DETERMINATION OF GEOPOLYMER MORTAR CHARACTERIZATION USING FLY ASH AND PUMICE SAND
Keywords:Pumice Sand, Compressive Strength, Geopolymer Mortar, Light Mortar
The cement-making process is one of the highest contributors to atmospheric CO2 levels, leading to wide consideration and analysis of alternative cement substitutes. One of the materials widely used as a substitute is fly ash, whose properties are similar to cement. It is also abundant in nature, due to the combustion of coal furnaces at the Rum Steam Power Plant. Therefore, this study aims to determine the effect of heating in the geopolymer mortar treatment process.
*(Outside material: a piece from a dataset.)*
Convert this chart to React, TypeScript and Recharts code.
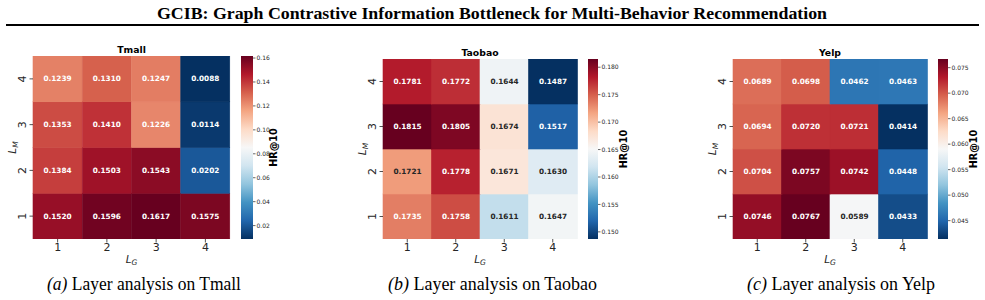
import React from 'react';
import { BarChart, Bar, XAxis, YAxis, Label } from 'recharts';

// ---------- data ----------
const lgTicks = ['1', '2', '3', '4'];
const lmTicks = ['1', '2', '3', '4'];

// values indexed by L_G = 1..4
const tmallLM1 = [0.152, 0.1596, 0.1617, 0.1575];
const tmallLM2 = [0.1384, 0.1503, 0.1543, 0.0202];
const tmallLM3 = [0.1353, 0.141, 0.1226, 0.0114];
const tmallLM4 = [0.1239, 0.131, 0.1247, 0.0088];

const taobaoLM1 = [0.1735, 0.1758, 0.1611, 0.1647];
const taobaoLM2 = [0.1721, 0.1778, 0.1671, 0.163];
const taobaoLM3 = [0.1815, 0.1805, 0.1674, 0.1517];
const taobaoLM4 = [0.1781, 0.1772, 0.1644, 0.1487];

const yelpLM1 = [0.0746, 0.0767, 0.0589, 0.0433];
const yelpLM2 = [0.0704, 0.0757, 0.0742, 0.0448];
const yelpLM3 = [0.0694, 0.072, 0.0721, 0.0414];
const yelpLM4 = [0.0689, 0.0698, 0.0462, 0.0463];

const tmallCbTicks = [0.02, 0.04, 0.06, 0.08, 0.1, 0.12, 0.14, 0.16];
const taobaoCbTicks = [0.15, 0.155, 0.16, 0.165, 0.17, 0.175, 0.18];
const yelpCbTicks = [0.045, 0.05, 0.055, 0.06, 0.065, 0.07, 0.075];

const datasetNames = ['Tmall', 'Taobao', 'Yelp'];
const captionLetters = ['(a)', '(b)', '(c)'];
const captionTexts = [' Layer analysis on Tmall', ' Layer analysis on Taobao', ' Layer analysis on Yelp'];
const mainTitle = 'GCIB: Graph Contrastive Information Bottleneck for Multi-Behavior Recommendation';
const cbLabel = 'HR@10';

const datasets = [
  { id: 'tmall', rows: [tmallLM1, tmallLM2, tmallLM3, tmallLM4], cbTicks: tmallCbTicks, dec: 2 },
  { id: 'taobao', rows: [taobaoLM1, taobaoLM2, taobaoLM3, taobaoLM4], cbTicks: taobaoCbTicks, dec: 3 },
  { id: 'yelp', rows: [yelpLM1, yelpLM2, yelpLM3, yelpLM4], cbTicks: yelpCbTicks, dec: 3 },
];

// ---------- layout ----------
const layouts = [
  { plotLeft: 33, plotRight: 230, plotTop: 56, plotBottom: 239, cbLeft: 241, cbRight: 253, hrOff: 20, titleBase: 52.7, capLeft: 47, capWidth: 194 },
  { plotLeft: 383, plotRight: 577, plotTop: 59, plotBottom: 239, cbLeft: 588, cbRight: 598, hrOff: 25, titleBase: 56.3, capLeft: 388, capWidth: 209 },
  { plotLeft: 733, plotRight: 927, plotTop: 59, plotBottom: 239, cbLeft: 938, cbRight: 948, hrOff: 25, titleBase: 56.3, capLeft: 747, capWidth: 188 },
];

const FONT = '"DejaVu Sans", sans-serif';
const SERIF = '"Liberation Serif", "Times New Roman", serif';
const TEXT_DARK = '#262626';

// RdBu_r colormap stops (low -> high)
const RDBU_R = ['#053061', '#2166ac', '#4393c3', '#92c5de', '#d1e5f0', '#f7f7f7', '#fddbc7', '#f4a582', '#d6604d', '#b2182b', '#67001f'];

function hexToRgb(h: string) {
  return [parseInt(h.slice(1, 3), 16), parseInt(h.slice(3, 5), 16), parseInt(h.slice(5, 7), 16)];
}
function cmap(t: number): number[] {
  const tt = Math.max(0, Math.min(1, t));
  const pos = tt * (RDBU_R.length - 1);
  const i = Math.min(Math.floor(pos), RDBU_R.length - 2);
  const f = pos - i;
  const a = hexToRgb(RDBU_R[i]);
  const b = hexToRgb(RDBU_R[i + 1]);
  return [0, 1, 2].map((k) => a[k] + (b[k] - a[k]) * f);
}
function rgbStr(c: number[]) {
  return `rgb(${Math.round(c[0])},${Math.round(c[1])},${Math.round(c[2])})`;
}
function luminance(c: number[]) {
  const lin = c.map((v) => {
    const s = v / 255;
    return s <= 0.03928 ? s / 12.92 : Math.pow((s + 0.055) / 1.055, 2.4);
  });
  return 0.2126 * lin[0] + 0.7152 * lin[1] + 0.0722 * lin[2];
}

const M_TOP = 26;
const M_BOTTOM = 32;
const X_H = 26;
const Y_W = 30;
const M_LEFT = 3;
const M_RIGHT = 5;

function Heatmap({ ds, lay }: any) {
  const all = ds.rows.flat();
  const vmin = Math.min(...all);
  const vmax = Math.max(...all);
  const table = lgTicks.map((lg, j) => ({
    lg,
    h1: 1, h2: 1, h3: 1, h4: 1,
    v1: ds.rows[0][j], v2: ds.rows[1][j], v3: ds.rows[2][j], v4: ds.rows[3][j],
  }));
  const pw = lay.plotRight - lay.plotLeft;
  const ph = lay.plotBottom - lay.plotTop;
  const width = pw + M_LEFT + Y_W + M_RIGHT;
  const height = ph + M_TOP + M_BOTTOM;

  const yTick = (p: any) => {
    const { x, y, payload } = p;
    const label = lmTicks[Math.floor(payload.value)];
    const bx = x - 1.5;
    return (
      <text x={bx} y={y} transform={`rotate(-90 ${bx} ${y})`} textAnchor="middle" fontSize={11} fill={TEXT_DARK} fontFamily={FONT}>
        {label}
      </text>
    );
  };

  const lgLabel = () => {
    const cx = M_LEFT + Y_W + pw / 2;
    const by = M_TOP + ph + 24.3;
    return (
      <text x={cx} y={by} textAnchor="middle" fontFamily={FONT} fill={TEXT_DARK}>
        <tspan fontStyle="italic" fontSize={10.5}>L</tspan>
        <tspan fontStyle="italic" fontSize={7.5} dy={2}>G</tspan>
      </text>
    );
  };

  const lmLabel = () => {
    const bx = M_LEFT + Y_W - 17.5;
    const cy = M_TOP + ph / 2;
    return (
      <text x={bx} y={cy} transform={`rotate(-90 ${bx} ${cy})`} textAnchor="middle" fontFamily={FONT} fill={TEXT_DARK}>
        <tspan fontStyle="italic" fontSize={10.5}>L</tspan>
        <tspan fontStyle="italic" fontSize={7.5} dy={2}>M</tspan>
      </text>
    );
  };

  const makeShape = (k: number) => (p: any) => {
    const v = p.payload['v' + k];
    const c = cmap((v - vmin) / (vmax - vmin));
    const col = rgbStr(c);
    const txt = luminance(c) > 0.408 ? TEXT_DARK : '#ffffff';
    return (
      <g>
        <rect x={p.x} y={p.y} width={p.width} height={p.height} fill={col} stroke={col} strokeWidth={0.6} />
        <text
          x={p.x + p.width / 2}
          y={p.y + p.height / 2}
          textAnchor="middle"
          dominantBaseline="central"
          fontSize={7.3}
          fontWeight="bold"
          fill={txt}
          fontFamily={FONT}
        >
          {v.toFixed(4)}
        </text>
      </g>
    );
  };

  return (
    <div style={{ position: 'absolute', left: lay.plotLeft - M_LEFT - Y_W, top: lay.plotTop - M_TOP }}>
      <BarChart
        width={width}
        height={height}
        data={table}
        margin={{ top: M_TOP, right: M_RIGHT, bottom: M_BOTTOM - X_H, left: M_LEFT }}
        barCategoryGap={0}
        barGap={0}
      >
        <XAxis
          dataKey="lg"
          height={X_H}
          tickSize={3.5}
          tickMargin={1}
          axisLine={false}
          interval={0}
          tick={{ fontSize: 11, fill: TEXT_DARK, fontFamily: FONT }}
          tickLine={{ stroke: TEXT_DARK, strokeWidth: 0.8 }}
        >
          <Label content={lgLabel} />
        </XAxis>
        <YAxis
          type="number"
          domain={[0, 4]}
          ticks={[0.5, 1.5, 2.5, 3.5]}
          width={Y_W}
          tickSize={3.5}
          tickMargin={2}
          axisLine={false}
          allowDataOverflow
          tick={yTick}
          tickLine={{ stroke: TEXT_DARK, strokeWidth: 0.8 }}
        >
          <Label content={lmLabel} />
        </YAxis>
        {[1, 2, 3, 4].map((k) => (
          <Bar key={k} dataKey={'h' + k} stackId="s" isAnimationActive={false} shape={makeShape(k)} />
        ))}
      </BarChart>
    </div>
  );
}

const CB_YW = 40;
const CB_ML = 2;
const CB_MR = 5;

function ColorBar({ ds, lay }: any) {
  const all = ds.rows.flat();
  const vmin = Math.min(...all);
  const vmax = Math.max(...all);
  const cbData = [{ name: 'cb', range: [vmin, vmax] }];
  const cbW = lay.cbRight - lay.cbLeft;
  const ph = lay.plotBottom - lay.plotTop;
  const gid = 'grad-' + ds.id;

  return (
    <div style={{ position: 'absolute', left: lay.cbLeft - CB_ML, top: lay.plotTop - M_TOP }}>
      <BarChart
        width={CB_ML + cbW + CB_YW + CB_MR}
        height={ph + M_TOP + M_BOTTOM}
        data={cbData}
        margin={{ top: M_TOP, right: CB_MR, bottom: M_BOTTOM, left: CB_ML }}
        barCategoryGap={0}
        barGap={0}
      >
        <defs>
          <linearGradient id={gid} x1="0" y1="1" x2="0" y2="0">
            {RDBU_R.map((c, i) => (
              <stop key={i} offset={i / (RDBU_R.length - 1)} stopColor={c} />
            ))}
          </linearGradient>
        </defs>
        <XAxis dataKey="name" hide />
        <YAxis
          orientation="right"
          type="number"
          domain={[vmin, vmax]}
          allowDataOverflow
          ticks={ds.cbTicks}
          width={CB_YW}
          tickSize={2.5}
          tickMargin={1}
          axisLine={false}
          tick={{ fontSize: 6, fill: TEXT_DARK, fontFamily: FONT }}
          tickLine={{ stroke: TEXT_DARK, strokeWidth: 0.7 }}
          tickFormatter={(v: number) => v.toFixed(ds.dec)}
          interval={0}
        />
        <Bar dataKey="range" fill={`url(#${gid})`} isAnimationActive={false} />
      </BarChart>
    </div>
  );
}

export default function App() {
  return (
    <div style={{ position: 'absolute', left: 0, top: 0, width: 985, height: 300, background: '#fff', overflow: 'hidden' }}>
      {datasets.map((ds, i) => (
        <React.Fragment key={ds.id}>
          <Heatmap ds={ds} lay={layouts[i]} />
          <ColorBar ds={ds} lay={layouts[i]} />
        </React.Fragment>
      ))}
      <svg width={985} height={300} style={{ position: 'absolute', left: 0, top: 0, pointerEvents: 'none' }}>
        <text x={157} y={18.5} fontFamily={SERIF} fontWeight="bold" fontSize={16.5} textLength={670} lengthAdjust="spacingAndGlyphs" fill="#000">
          {mainTitle}
        </text>
        <line x1={6} x2={979} y1={25} y2={25} stroke="#000" strokeWidth={2} />
        {layouts.map((lay, i) => (
          <text
            key={'t' + i}
            x={(lay.plotLeft + lay.plotRight) / 2}
            y={lay.titleBase}
            textAnchor="middle"
            fontFamily={FONT}
            fontWeight="bold"
            fontSize={9.3}
            fill="#000"
          >
            {datasetNames[i]}
          </text>
        ))}
        {layouts.map((lay, i) => {
          const bx = lay.cbRight + lay.hrOff + 3.5;
          const cy = (lay.plotTop + lay.plotBottom) / 2;
          return (
            <text
              key={'h' + i}
              x={bx}
              y={cy}
              transform={`rotate(-90 ${bx} ${cy})`}
              textAnchor="middle"
              fontSize={9.6}
              fontWeight="bold"
              fill="#000"
              fontFamily={FONT}
            >
              {cbLabel}
            </text>
          );
        })}
        {layouts.map((lay, i) => (
          <text
            key={'c' + i}
            x={lay.capLeft}
            y={290}
            fontFamily={SERIF}
            fontSize={18.5}
            fill="#000"
            textLength={lay.capWidth}
            lengthAdjust="spacingAndGlyphs"
          >
            <tspan fontStyle="italic">{captionLetters[i]}</tspan>
            <tspan>{captionTexts[i]}</tspan>
          </text>
        ))}
      </svg>
    </div>
  );
}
The test object was a cube mortar containing a mixture of cement, fly ash, water, and an activator, with dimensions of 5 x 5 x 5 cm3. The utilized Class-C fly ash also had a calcium content above 10%. In this process, the specimens produced were then heated in an oven for 24 h at temperatures of 20°C, 40°C, 60°C, 80°C, and 100°C. This heating process emphasized the determination of the best temperature responsible for the production of maximum compressive strength in geopolymer mortar. Based on the results, higher heating temperatures led to better compressive strength. This indicated that the 8M and 10M geopolymer mortar produced compressive strength of 17.60 and 18.60 MPa at 100°C heating, respectively. In addition, higher molarity provided better compressive strength in geopolymer mortar.